Latest revision as of 14:32, 2 September 2021

Systemic racism (also called structural or institutional racism) is defined at Fitchburd State University as "racism that exists across a society within, and between institutions/organizations across society"[1] and on the British University of Columbia's "Vice-President Finance and Operations Portfolio (VPFO)" as "the ways that whiteness and white superiority become embedded in the policies and processes of an institution, resulting in a system that advantages white people and disadvantages BIPOC/IBPOC, notably in employment, education, justice, and social participation."[2]

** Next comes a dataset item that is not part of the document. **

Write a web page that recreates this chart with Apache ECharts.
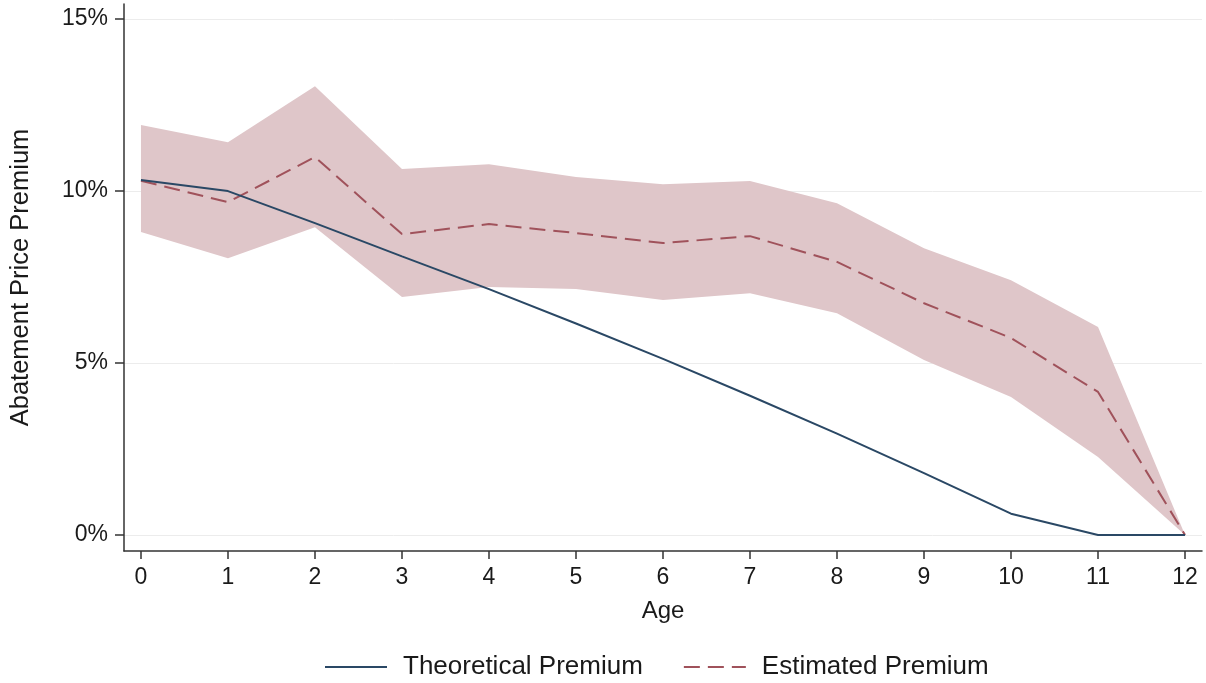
<!DOCTYPE html>
<html>
<head>
    <meta charset="utf-8">
    <title>Abatement Price Premium</title>
    <script src="https://cdn.jsdelivr.net/npm/echarts@6/dist/echarts.min.js"></script>
    <style>
        html, body { margin: 0; padding: 0; background: #fff; }
        #main { width: 1206px; height: 683px; }
    </style>
</head>
<body>
<div id="main"></div>
<script>
    // 数据（单位：%）
    var ages = [0, 1, 2, 3, 4, 5, 6, 7, 8, 9, 10, 11, 12];
    var theoretical = [10.32, 10.0, 9.07, 8.1, 7.15, 6.15, 5.12, 4.05, 2.95, 1.8, 0.62, 0, 0];
    var estimated = [10.3, 9.68, 10.99, 8.75, 9.04, 8.78, 8.49, 8.69, 7.94, 6.74, 5.73, 4.16, 0];
    var ciUpper = [11.92, 11.42, 13.05, 10.64, 10.78, 10.41, 10.2, 10.29, 9.65, 8.34, 7.41, 6.05, 0];
    var ciLower = [8.81, 8.05, 8.95, 6.92, 7.21, 7.15, 6.83, 7.03, 6.45, 5.09, 4.01, 2.27, 0];
    var yTicks = [0, 5, 10, 15];

    var font = 'Liberation Sans';
    var txt = '#1a1a1a';

    function pairs(vals) {
        return ages.map(function (a, i) { return [a, vals[i]]; });
    }

    // 置信区间：整条带画成一个多边形
    function renderBand(params, api) {
        if (params.dataIndex !== 0) return null;
        var pts = [];
        for (var i = 0; i < ages.length; i++) pts.push(api.coord([ages[i], ciUpper[i]]));
        for (var j = ages.length - 1; j >= 0; j--) pts.push(api.coord([ages[j], ciLower[j]]));
        return {
            type: 'polygon',
            shape: {points: pts},
            style: {fill: '#dfc6c9'}
        };
    }

    var chart = echarts.init(document.getElementById('main'));
    var option = {
        animation: false,
        backgroundColor: '#fff',
        grid: {left: 120, right: 4, top: 4, bottom: 132},
        legend: {
            data: ['Theoretical Premium', 'Estimated Premium'],
            top: 649,
            left: 319,
            itemWidth: 62,
            itemHeight: 14,
            itemGap: 40,
            itemStyle: {opacity: 0},
            textStyle: {fontFamily: font, fontSize: 26, color: txt, padding: [0, 0, 0, 11]}
        },
        xAxis: {
            type: 'value',
            min: -0.195,
            max: 12.195,
            name: 'Age',
            nameLocation: 'middle',
            nameGap: 48,
            nameTextStyle: {fontFamily: font, fontSize: 24, color: txt},
            axisLine: {show: true, onZero: false, lineStyle: {color: '#333', width: 1.5}},
            axisTick: {show: true, length: 8, customValues: ages, lineStyle: {color: '#333', width: 1.5}},
            axisLabel: {customValues: ages, fontFamily: font, fontSize: 23, color: txt, margin: 15},
            splitLine: {show: false}
        },
        yAxis: {
            type: 'value',
            min: -0.465,
            max: 15.44,
            name: 'Abatement Price Premium',
            nameLocation: 'middle',
            nameGap: 90,
            nameTextStyle: {fontFamily: font, fontSize: 25.5, color: txt},
            axisLine: {show: true, onZero: false, lineStyle: {color: '#333', width: 1.5}},
            axisTick: {show: true, length: 9, customValues: yTicks, lineStyle: {color: '#333', width: 1.5}},
            axisLabel: {
                customValues: yTicks, fontFamily: font, fontSize: 23, color: txt, margin: 16,
                formatter: function (v) { return v + '%'; }
            },
            splitLine: {show: true, customValues: yTicks, lineStyle: {color: '#ececec', width: 1}}
        },
        series: [
            {
                name: 'ci',
                type: 'custom',
                renderItem: renderBand,
                data: pairs(ciUpper),
                silent: true,
                z: 1
            },
            {
                name: 'Estimated Premium',
                type: 'line',
                data: pairs(estimated),
                symbol: 'none',
                color: '#a0525b',
                lineStyle: {color: '#a0525b', width: 2, type: [16, 8]},
                z: 3
            },
            {
                name: 'Theoretical Premium',
                type: 'line',
                data: pairs(theoretical),
                symbol: 'none',
                color: '#2a4865',
                lineStyle: {color: '#2a4865', width: 2},
                z: 4
            }
        ]
    };
    chart.setOption(option);
</script>
</body>
</html>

Chamberlin Rock and vaccine passports

On August 6, 2021 the University of Wisconsin moved a 42-ton rock from its original location at the Madison campus because in the n-word was used in its nickname in a Wisconsin State Journal story in 1925. Students called the rock "a symbol of racism." According to director of campus Gary Brown, "[m]oving the rock to this remote site prevents further harm to our community while preserving the rock's educational and research value for current and future scholars." Moving the rock will cost 50,000 dollars of private donations.[3][4]

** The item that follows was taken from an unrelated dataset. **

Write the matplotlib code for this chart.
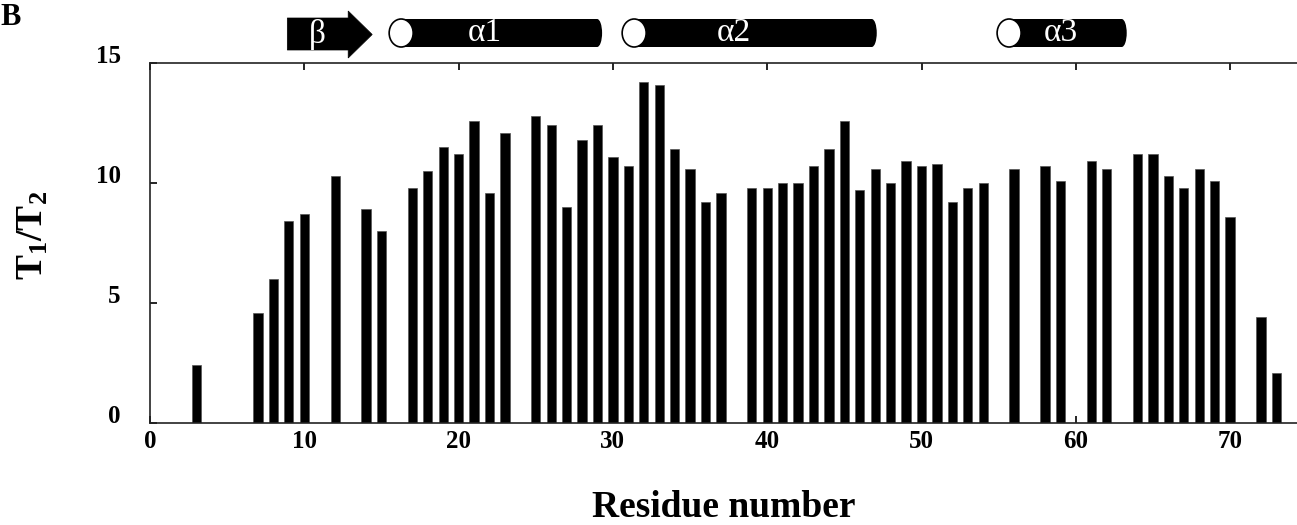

In a podcast in late August 2021, New Discourses started by reporting about the rock and then argued that vaccine passports are also systemically racist according to an intersectional feminist definition of systemic racism. Due to things like lower vaccination rates among people of color, requiring a vaccine passport in everyday life activities will disproportionately affect those minorities. He told that he had shared memes pointing this kind of things out and he was banned for 12 hours for spreading "COVID misinformation" even though the memes, according to him, did not contain COVID information, instead they said that the vaccine passports were systemically racist. According to the podcast, other people had also shared the same memes and gotten banned and had Twitter later admitted to having made a mistake. Author Ibram X. Kendi has written that "A racist policy is any measure that produces or sustains racial inequity between racial groups."[5] If a policy to have a vaccine passport disproportionally hinders racial minorities' abilities to participate in daily activities, then according to that definition, vaccine passports are racist. New Discourses also says that Jen Psaki, Joe Biden's press secretary, should be asked if vaccine passports are systemically racist, if they will produce racially inequitable outcomes.

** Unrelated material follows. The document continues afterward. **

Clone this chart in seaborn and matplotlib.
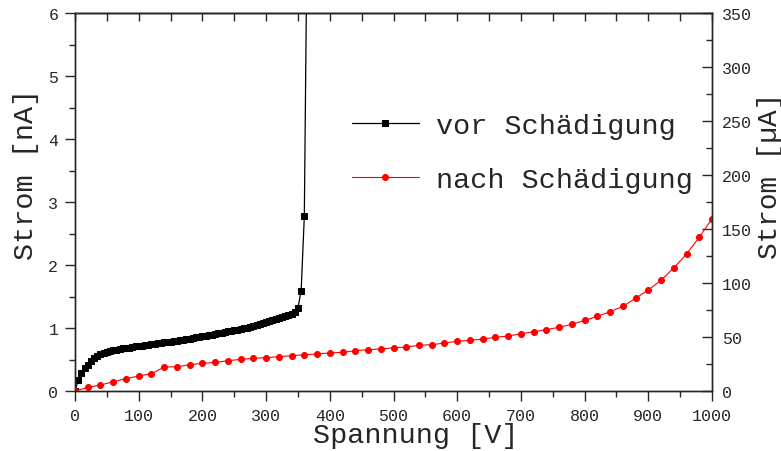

If everything is systemically racist, like the Chamberlin rock, then why does racial equity stop mattering in the case of vaccine passports? Maybe the people pushing Critical Race Theory and other stuff like that do not care about minorities after all, they are just using them to push their other political goals, and people not noticing the systemically racist nature of vaccine passports is necessary in order to succeed? Or as New Discourses put it, starting from 33:29:

Why is it that a rock on the University of Wisconsin-Madison is so contributing to systemic racism that 50,000 dollars have to be spent to move the rock and hide it from campus so that it can be more inclusive, but vaccine passports, which actually directly and obviously create disparate impacts by race (according to their own definition are vigorously systemically institutionally racist), that you can't even talk or joke about? That's a huge issue, people should be asking all the time.